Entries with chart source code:
## Start

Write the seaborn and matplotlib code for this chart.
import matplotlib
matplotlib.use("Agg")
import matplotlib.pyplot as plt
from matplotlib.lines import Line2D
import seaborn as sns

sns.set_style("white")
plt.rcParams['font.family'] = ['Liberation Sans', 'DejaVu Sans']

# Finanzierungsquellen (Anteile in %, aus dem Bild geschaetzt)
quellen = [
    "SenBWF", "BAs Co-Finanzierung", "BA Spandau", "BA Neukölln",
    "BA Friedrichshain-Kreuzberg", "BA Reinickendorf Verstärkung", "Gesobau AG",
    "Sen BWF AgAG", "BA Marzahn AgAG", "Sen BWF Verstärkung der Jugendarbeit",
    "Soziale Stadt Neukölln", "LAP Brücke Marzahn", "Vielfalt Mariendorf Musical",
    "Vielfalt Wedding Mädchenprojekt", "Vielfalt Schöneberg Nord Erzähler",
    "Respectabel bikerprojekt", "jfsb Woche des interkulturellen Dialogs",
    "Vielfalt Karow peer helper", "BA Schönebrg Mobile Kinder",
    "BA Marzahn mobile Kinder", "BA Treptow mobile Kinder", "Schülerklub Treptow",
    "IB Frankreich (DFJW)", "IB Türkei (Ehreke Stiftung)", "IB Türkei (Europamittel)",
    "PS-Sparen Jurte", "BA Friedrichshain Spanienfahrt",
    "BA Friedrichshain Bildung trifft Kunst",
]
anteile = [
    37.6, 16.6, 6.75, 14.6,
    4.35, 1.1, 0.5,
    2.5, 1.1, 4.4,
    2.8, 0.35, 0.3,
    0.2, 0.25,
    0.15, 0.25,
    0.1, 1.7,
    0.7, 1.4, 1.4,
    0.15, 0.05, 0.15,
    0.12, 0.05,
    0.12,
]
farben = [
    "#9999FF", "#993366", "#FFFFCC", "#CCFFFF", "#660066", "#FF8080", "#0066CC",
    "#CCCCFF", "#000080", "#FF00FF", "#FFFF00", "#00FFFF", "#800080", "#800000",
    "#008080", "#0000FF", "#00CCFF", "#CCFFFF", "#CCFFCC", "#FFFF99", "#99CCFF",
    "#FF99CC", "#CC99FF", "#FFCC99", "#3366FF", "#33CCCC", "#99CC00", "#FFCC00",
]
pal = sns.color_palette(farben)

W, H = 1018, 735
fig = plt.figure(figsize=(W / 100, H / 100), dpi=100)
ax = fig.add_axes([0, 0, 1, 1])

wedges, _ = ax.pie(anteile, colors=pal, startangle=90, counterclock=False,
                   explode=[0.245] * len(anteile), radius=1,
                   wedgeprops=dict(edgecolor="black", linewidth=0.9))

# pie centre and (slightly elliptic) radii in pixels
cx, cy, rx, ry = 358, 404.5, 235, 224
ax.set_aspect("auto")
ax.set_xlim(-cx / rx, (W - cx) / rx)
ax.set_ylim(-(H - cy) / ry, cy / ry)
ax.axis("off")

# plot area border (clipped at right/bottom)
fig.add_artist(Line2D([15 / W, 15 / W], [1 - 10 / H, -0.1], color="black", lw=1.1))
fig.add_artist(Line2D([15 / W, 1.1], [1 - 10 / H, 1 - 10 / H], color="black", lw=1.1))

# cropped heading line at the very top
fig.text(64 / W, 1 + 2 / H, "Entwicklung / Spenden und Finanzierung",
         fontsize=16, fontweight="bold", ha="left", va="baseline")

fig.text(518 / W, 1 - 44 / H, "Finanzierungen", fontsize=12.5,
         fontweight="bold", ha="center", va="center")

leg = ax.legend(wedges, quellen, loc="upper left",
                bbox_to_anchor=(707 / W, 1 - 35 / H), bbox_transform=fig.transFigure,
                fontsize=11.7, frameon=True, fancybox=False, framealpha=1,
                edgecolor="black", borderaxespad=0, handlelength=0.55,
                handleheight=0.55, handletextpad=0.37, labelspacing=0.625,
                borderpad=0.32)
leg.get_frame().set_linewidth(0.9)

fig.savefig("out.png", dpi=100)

## End
## Start

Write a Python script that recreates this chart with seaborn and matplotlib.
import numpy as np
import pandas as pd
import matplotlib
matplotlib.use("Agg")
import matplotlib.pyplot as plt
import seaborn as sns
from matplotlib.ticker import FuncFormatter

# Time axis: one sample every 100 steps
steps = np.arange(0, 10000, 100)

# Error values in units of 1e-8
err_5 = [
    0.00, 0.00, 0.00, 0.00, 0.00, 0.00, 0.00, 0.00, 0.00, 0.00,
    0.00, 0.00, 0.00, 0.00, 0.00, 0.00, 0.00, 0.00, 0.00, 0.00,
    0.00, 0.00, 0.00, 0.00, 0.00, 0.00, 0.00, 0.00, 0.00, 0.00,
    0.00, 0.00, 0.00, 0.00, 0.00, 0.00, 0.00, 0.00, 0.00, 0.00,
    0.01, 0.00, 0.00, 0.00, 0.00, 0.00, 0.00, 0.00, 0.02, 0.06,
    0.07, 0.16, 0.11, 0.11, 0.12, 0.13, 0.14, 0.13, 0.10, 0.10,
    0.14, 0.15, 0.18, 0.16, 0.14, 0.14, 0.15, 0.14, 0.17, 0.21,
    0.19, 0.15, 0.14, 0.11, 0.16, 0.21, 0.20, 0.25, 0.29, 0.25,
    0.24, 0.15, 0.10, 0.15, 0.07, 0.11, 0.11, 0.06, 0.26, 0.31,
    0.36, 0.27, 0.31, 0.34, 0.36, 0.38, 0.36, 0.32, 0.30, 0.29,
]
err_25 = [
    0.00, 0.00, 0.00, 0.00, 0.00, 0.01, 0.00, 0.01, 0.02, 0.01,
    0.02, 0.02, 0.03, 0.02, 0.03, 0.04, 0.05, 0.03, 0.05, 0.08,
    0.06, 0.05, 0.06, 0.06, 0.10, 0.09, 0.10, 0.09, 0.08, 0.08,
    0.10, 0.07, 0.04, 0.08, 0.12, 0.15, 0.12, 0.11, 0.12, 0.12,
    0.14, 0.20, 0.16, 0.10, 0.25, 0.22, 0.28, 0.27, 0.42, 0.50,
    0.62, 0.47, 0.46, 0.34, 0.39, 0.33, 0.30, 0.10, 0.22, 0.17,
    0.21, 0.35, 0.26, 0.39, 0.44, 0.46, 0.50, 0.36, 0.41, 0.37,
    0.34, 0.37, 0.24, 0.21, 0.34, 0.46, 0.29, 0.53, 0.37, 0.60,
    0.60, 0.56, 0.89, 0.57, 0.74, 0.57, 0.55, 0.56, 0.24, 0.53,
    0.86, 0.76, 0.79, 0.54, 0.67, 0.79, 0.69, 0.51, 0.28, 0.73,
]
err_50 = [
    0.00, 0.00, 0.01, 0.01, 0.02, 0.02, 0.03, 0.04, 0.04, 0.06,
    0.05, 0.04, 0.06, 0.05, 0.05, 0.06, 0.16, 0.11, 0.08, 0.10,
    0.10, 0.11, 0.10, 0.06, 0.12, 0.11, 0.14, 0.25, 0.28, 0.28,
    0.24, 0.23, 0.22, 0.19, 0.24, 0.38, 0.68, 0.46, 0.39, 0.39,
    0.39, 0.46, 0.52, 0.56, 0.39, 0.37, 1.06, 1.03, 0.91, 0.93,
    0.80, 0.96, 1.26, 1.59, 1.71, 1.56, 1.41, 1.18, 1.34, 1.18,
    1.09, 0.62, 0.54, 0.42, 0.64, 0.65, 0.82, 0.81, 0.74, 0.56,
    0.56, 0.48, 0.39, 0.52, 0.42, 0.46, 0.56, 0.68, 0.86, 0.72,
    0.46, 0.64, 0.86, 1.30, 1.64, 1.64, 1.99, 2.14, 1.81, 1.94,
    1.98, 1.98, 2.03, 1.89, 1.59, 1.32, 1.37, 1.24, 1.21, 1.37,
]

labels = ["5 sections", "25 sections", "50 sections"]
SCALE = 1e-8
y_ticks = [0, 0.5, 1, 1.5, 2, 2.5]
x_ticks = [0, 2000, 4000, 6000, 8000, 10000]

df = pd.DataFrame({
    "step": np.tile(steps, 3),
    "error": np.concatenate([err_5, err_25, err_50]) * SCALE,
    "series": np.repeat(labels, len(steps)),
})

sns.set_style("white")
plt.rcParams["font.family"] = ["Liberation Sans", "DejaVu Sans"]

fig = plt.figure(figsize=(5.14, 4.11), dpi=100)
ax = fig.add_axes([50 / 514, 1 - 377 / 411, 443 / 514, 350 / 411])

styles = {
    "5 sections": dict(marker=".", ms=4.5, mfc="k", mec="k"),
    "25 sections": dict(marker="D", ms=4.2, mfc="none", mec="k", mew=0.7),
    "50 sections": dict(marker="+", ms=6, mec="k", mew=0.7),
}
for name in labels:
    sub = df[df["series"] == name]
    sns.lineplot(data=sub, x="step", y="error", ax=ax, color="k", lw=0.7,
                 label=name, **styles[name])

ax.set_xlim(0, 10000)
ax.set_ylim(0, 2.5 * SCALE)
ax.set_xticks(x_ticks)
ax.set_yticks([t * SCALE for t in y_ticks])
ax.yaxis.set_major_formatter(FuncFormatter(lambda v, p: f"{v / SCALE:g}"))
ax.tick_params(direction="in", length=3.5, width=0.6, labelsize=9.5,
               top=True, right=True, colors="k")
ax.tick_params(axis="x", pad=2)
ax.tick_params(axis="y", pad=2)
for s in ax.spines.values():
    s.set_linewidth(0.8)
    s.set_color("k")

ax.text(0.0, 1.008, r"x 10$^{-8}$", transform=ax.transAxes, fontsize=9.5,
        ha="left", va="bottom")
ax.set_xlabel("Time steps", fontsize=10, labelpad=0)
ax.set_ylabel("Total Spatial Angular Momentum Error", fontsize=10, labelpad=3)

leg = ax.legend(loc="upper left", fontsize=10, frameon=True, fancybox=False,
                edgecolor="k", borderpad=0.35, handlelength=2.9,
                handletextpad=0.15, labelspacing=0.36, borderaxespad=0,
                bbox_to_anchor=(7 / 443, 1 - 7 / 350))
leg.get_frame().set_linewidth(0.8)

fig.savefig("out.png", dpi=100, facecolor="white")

## End
## Start

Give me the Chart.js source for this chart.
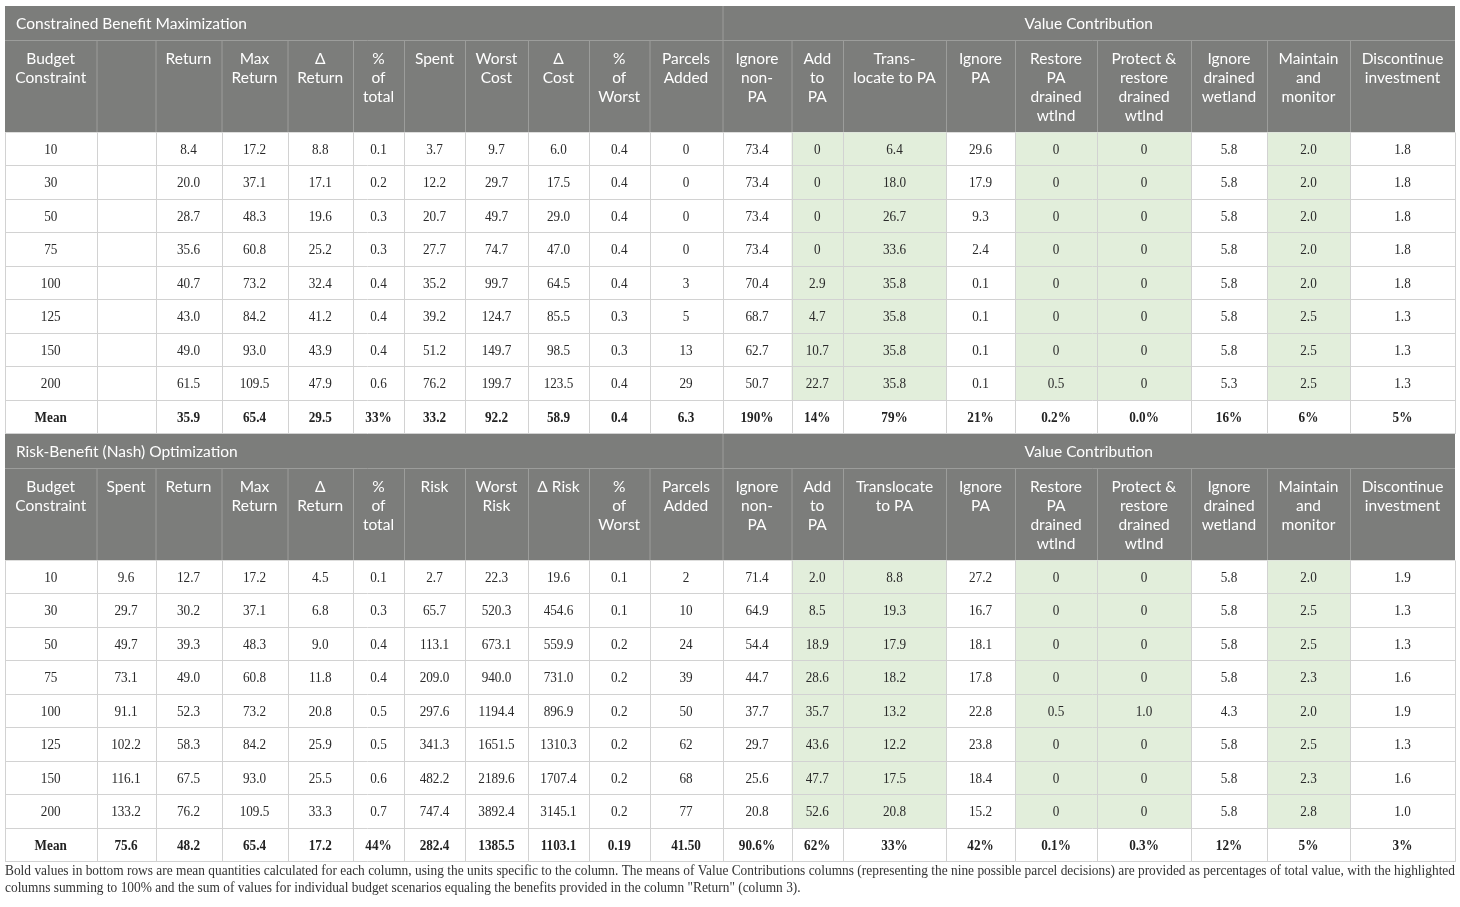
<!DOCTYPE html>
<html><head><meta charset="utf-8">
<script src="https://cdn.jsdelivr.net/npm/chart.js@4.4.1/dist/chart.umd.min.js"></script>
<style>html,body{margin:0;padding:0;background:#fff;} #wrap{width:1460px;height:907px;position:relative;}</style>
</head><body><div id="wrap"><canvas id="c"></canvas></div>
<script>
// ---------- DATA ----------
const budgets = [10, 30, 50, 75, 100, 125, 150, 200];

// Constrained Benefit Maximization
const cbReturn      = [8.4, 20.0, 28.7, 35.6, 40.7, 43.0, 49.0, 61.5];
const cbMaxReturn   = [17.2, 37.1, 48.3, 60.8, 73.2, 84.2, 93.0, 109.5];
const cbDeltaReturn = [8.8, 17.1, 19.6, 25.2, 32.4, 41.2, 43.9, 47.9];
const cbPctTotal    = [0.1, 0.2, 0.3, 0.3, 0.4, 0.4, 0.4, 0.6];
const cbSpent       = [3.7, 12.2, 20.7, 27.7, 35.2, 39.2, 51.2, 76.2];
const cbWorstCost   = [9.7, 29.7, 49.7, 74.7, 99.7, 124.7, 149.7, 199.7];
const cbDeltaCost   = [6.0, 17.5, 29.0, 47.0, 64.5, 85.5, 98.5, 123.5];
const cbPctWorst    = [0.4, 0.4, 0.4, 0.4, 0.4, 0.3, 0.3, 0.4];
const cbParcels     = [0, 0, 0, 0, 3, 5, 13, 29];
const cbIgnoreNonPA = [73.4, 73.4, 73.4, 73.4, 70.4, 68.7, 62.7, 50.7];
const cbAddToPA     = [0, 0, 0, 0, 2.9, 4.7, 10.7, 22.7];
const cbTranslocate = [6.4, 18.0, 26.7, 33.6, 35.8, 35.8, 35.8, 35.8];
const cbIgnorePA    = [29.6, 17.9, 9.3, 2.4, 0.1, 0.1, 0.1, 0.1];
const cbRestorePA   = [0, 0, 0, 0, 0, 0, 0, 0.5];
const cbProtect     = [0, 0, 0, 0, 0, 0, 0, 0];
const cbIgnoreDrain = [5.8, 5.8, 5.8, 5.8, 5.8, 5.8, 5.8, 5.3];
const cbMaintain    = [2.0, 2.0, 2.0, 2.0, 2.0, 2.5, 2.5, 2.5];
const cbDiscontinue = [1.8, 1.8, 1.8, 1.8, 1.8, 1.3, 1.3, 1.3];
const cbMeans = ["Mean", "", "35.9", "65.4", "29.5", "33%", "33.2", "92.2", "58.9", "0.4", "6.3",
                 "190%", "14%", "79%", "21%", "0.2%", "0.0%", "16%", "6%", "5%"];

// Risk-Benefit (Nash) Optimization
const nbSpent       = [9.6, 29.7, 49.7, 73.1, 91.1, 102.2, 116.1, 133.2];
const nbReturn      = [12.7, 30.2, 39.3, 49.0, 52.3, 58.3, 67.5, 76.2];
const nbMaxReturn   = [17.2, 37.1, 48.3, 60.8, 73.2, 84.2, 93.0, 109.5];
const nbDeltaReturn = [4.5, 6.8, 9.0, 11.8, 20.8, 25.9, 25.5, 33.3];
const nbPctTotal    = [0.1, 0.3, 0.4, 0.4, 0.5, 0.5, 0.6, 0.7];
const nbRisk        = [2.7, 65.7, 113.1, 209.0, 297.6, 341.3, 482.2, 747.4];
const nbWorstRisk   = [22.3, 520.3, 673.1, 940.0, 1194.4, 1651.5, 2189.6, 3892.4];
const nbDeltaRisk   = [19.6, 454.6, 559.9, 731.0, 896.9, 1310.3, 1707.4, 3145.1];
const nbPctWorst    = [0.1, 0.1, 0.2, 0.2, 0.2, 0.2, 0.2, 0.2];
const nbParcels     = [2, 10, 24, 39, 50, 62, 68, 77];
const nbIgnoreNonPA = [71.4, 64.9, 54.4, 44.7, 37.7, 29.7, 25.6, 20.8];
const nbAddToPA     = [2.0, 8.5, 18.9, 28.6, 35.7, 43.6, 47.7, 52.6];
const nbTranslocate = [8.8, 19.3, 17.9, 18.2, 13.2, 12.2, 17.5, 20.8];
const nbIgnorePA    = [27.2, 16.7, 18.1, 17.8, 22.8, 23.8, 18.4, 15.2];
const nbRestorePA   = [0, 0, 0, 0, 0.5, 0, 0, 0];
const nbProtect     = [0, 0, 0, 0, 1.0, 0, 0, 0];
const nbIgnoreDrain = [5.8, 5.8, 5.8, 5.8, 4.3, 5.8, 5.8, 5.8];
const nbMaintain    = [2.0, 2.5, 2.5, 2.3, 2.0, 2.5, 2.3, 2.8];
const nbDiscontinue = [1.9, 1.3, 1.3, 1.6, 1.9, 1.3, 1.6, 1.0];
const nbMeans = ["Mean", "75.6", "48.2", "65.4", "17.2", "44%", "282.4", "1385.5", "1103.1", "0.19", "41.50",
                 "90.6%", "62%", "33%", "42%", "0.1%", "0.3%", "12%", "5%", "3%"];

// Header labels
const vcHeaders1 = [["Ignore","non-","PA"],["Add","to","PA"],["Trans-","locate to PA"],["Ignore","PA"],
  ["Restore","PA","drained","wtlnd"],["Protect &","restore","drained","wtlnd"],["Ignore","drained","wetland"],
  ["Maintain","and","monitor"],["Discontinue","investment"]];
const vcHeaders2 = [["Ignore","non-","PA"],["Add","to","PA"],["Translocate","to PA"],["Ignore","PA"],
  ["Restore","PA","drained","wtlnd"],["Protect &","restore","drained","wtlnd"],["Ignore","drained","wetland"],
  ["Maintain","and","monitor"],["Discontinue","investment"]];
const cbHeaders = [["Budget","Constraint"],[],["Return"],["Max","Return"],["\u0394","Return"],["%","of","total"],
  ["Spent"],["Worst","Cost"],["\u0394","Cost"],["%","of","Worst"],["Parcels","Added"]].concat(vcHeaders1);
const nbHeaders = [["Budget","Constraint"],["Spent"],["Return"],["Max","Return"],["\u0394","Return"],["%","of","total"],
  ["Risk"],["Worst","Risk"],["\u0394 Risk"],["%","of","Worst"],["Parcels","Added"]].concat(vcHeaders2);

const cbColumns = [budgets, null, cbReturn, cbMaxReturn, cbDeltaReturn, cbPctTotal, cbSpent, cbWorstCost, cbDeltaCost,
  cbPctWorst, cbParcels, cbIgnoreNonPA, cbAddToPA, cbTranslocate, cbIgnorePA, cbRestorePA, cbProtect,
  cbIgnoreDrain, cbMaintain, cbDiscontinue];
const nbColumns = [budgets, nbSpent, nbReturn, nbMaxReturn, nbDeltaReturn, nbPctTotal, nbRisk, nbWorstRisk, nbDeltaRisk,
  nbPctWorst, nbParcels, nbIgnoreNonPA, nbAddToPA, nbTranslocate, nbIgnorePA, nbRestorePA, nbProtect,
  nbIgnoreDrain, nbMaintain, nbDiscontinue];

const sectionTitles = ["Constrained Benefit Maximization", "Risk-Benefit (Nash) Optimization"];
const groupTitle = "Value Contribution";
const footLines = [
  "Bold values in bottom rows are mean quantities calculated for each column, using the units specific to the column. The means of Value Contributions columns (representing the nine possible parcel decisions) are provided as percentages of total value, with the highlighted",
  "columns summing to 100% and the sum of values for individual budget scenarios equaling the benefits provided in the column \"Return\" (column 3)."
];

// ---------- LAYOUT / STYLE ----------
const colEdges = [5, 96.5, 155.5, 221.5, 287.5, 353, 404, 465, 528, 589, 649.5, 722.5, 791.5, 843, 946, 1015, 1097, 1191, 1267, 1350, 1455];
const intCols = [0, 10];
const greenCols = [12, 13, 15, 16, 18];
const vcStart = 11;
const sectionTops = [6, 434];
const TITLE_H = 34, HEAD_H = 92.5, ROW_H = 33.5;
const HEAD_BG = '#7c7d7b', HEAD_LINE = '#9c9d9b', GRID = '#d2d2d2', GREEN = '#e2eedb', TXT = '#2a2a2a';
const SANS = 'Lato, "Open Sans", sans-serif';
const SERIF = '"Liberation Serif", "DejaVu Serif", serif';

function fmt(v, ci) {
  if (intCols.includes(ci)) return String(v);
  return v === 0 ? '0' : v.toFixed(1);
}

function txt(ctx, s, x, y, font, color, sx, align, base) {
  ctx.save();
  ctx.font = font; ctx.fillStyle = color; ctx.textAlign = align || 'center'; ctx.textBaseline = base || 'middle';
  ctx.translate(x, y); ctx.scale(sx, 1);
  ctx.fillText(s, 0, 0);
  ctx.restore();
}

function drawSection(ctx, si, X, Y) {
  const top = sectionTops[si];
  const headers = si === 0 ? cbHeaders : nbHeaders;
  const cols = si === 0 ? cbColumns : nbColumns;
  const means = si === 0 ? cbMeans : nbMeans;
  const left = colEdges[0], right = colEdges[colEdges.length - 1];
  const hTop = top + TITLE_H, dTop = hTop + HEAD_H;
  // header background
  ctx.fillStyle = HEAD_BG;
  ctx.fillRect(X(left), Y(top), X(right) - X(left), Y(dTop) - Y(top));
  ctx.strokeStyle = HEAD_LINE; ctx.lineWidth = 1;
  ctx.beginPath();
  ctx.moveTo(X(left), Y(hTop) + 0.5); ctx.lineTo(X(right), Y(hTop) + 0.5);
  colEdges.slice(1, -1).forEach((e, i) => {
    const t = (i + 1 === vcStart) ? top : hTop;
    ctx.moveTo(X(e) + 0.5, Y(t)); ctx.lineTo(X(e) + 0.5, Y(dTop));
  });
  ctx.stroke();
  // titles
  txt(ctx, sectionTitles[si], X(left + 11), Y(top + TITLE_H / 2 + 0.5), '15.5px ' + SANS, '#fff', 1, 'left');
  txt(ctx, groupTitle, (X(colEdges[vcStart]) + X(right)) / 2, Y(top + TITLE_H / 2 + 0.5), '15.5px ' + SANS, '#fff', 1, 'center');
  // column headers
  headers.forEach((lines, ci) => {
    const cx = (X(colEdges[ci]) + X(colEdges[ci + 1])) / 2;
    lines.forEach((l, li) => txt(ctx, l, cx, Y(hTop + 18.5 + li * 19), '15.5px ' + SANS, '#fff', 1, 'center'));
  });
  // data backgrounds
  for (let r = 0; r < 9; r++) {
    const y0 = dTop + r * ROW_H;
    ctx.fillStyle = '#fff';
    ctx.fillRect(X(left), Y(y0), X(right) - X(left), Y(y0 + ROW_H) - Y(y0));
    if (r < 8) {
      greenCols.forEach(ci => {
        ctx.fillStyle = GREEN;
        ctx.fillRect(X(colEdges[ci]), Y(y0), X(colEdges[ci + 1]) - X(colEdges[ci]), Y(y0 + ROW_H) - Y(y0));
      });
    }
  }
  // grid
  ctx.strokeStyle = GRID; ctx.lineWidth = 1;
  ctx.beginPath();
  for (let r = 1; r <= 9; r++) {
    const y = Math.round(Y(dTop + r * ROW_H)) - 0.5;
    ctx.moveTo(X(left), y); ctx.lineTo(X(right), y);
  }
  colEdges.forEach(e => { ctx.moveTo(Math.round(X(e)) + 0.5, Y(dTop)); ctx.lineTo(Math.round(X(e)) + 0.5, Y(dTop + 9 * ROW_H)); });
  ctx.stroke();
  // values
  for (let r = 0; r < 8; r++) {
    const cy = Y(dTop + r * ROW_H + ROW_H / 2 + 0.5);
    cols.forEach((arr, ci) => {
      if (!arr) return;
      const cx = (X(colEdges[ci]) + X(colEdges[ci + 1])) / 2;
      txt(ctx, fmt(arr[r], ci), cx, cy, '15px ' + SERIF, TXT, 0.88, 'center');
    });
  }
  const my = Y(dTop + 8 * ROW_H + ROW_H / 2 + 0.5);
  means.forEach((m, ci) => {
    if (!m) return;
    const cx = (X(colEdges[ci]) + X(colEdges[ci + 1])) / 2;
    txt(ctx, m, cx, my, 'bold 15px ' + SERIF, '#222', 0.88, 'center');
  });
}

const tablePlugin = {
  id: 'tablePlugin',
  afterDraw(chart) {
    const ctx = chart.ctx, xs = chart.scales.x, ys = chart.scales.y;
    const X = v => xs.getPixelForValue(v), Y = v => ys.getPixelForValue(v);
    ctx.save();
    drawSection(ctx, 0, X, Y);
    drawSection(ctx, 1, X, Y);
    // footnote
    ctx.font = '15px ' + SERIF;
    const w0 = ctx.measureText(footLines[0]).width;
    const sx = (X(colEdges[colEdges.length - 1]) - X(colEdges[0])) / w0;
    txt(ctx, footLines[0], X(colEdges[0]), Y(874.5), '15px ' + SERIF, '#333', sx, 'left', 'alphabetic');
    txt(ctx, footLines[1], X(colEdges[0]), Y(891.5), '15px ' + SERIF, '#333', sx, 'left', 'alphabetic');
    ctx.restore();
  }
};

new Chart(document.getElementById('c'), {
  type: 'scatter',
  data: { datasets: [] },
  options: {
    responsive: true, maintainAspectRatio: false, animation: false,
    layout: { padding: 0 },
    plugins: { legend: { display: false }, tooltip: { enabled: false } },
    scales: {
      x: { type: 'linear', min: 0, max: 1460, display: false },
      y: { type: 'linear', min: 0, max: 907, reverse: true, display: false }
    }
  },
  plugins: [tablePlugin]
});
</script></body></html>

## End

• [THE TASK]: Your task is to give again the lines from the one containing "Write the seaborn" to the one containing "plt.rcParams['font.family'] = ['Liberation", both lines included, exactly and without anything added.

• [TASK SOLUTION]:
Write the seaborn and matplotlib code for this chart.
import matplotlib
matplotlib.use("Agg")
import matplotlib.pyplot as plt
from matplotlib.lines import Line2D
import seaborn as sns

sns.set_style("white")
plt.rcParams['font.family'] = ['Liberation Sans', 'DejaVu Sans']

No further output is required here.